Ukraine has become world-class at making Russia stupid. By using electronic warfare and precision strikes on relay stations, Kyiv has created "black holes" in Russian situational awareness. In the southern front, Ukrainian forces recently punched ten to twelve kilometers through Russian lines because the defending units literally didn't know they were being flanked.
Breaking the logistics chain
It's not just the front lines, either. Look at what’s happening in the rear. In April and early May 2026, the Ukrainian "Prymary" unit successfully targeted Russian military freight trains in Crimea. They aren't just hitting stationary depots anymore; they’re hitting moving targets 160 kilometers behind the line.
- Rail Interdiction: Five precision strikes on moving locomotives in a single month.
- Deep Reconnaissance: Drones now loiter over Mariupol, 105km from the front, waiting for supply trucks.
- Supply Starvation: Russian troops in places like Kupyansk have struggled for months because they simply can't get bread or bullets to their isolated units.
When your logistics are this broken, momentum doesn't just stop—it reverses. Russia's "Fortress Belt" in the Donbas, once thought to be an impenetrable wall, is starting to look like a liability.
The human cost of a failing invasion
Numbers don't lie, but they sure are ugly.

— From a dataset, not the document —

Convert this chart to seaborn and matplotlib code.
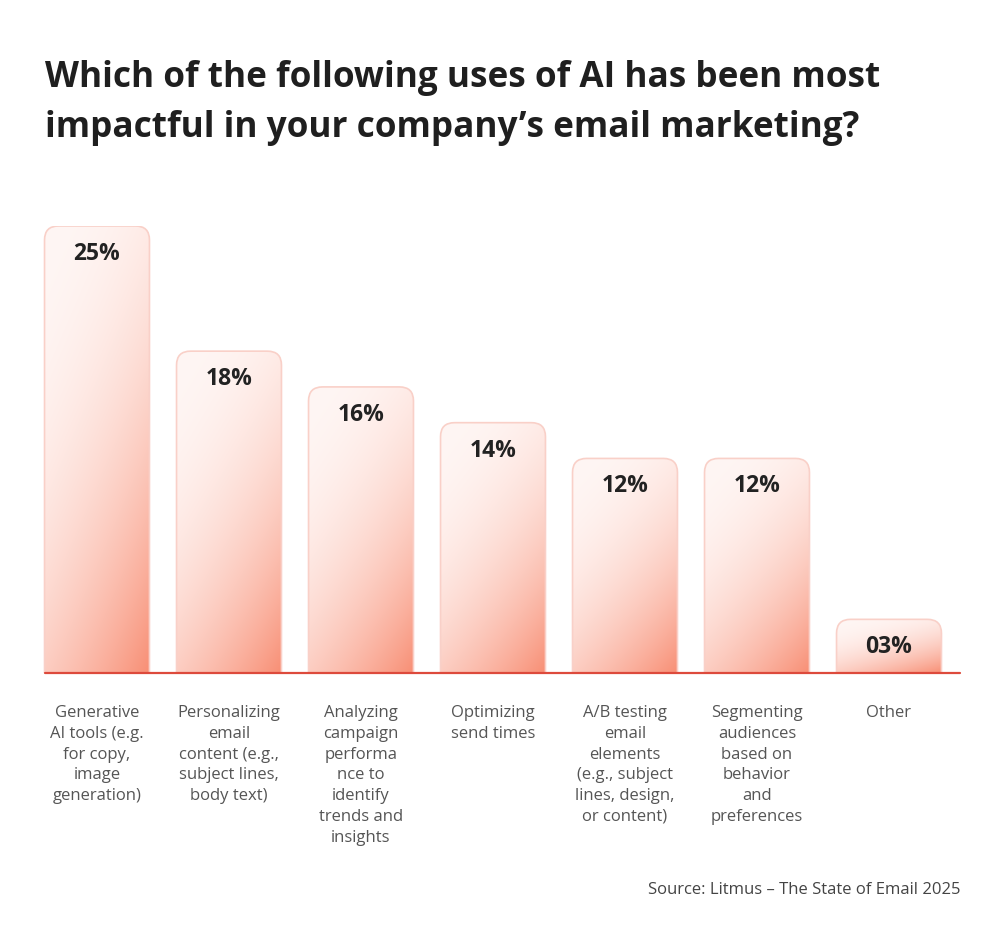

By May 2026, the total casualties in this war are approaching a staggering 2 million people. Estimates from the Netherlands’ Military Intelligence suggest Ukraine has suffered roughly 500,000 "permanent losses," but Russia’s situation is even more dire.
Russia's casualty rate has finally exceeded its recruitment rate. For years, Putin could just throw more "meat" into the grinder. That's getting harder. The Russian economy is under massive strain, with growth slowing to a crawl and manufacturing in a tailspin. You can't run a world-class military on 1970s technology and a workforce that's either in a trench or has fled to Kazakhstan.
The ceasefire trap
Don't be fooled by the talk of ceasefires. On May 9, 2026, Russia declared a unilateral "Victory Day" truce. It was a PR stunt. Within hours, both sides were trading drone strikes and artillery fire.
President Zelenskyy called it out for what it was: a move to let Russian troops march in Red Square for an hour without fear of a missile hitting the parade. Putin needs these pauses to reorganize his broken units. He’s demanding that Ukraine hand over the rest of the Donetsk region—territory he hasn't been able to take by force—as a "precondition" for peace.
Kyiv isn't biting. Why would they? They have the initiative.
What happens next on the ground
The "momentum" we’re talking about isn't a blitzkrieg. It's a grinding, tech-heavy squeeze. Ukraine is betting that by making the Russian military's life miserable through logistics strikes and communication blackouts, the front will eventually buckle.
If you want to understand where this is going, stop looking at the maps and start looking at the supply lines. Watch the rail junctions in Crimea. Watch the drone strike frequency in the Russian rear.
Next steps for following the conflict:
- Monitor the "Fortress Belt": If Russia can't hold the urban centers in Donetsk, their entire defensive strategy for 2026 collapses.
- Watch the skies: The arrival of the French/Italian SAMP/T anti-missile systems later this year will further shield Ukrainian cities, allowing more offensive assets to move to the front.
- Ignore the rhetoric: When the Kremlin talks about peace, they’re usually looking for a chance to reload. The real story is written in the 2.9 square kilometers Russia is losing every day.
The tide hasn't just turned; it’s pulling the rug out from under the Kremlin's feet. Russia is fighting a 20th-century war against a 21st-century opponent, and they're finally running out of time.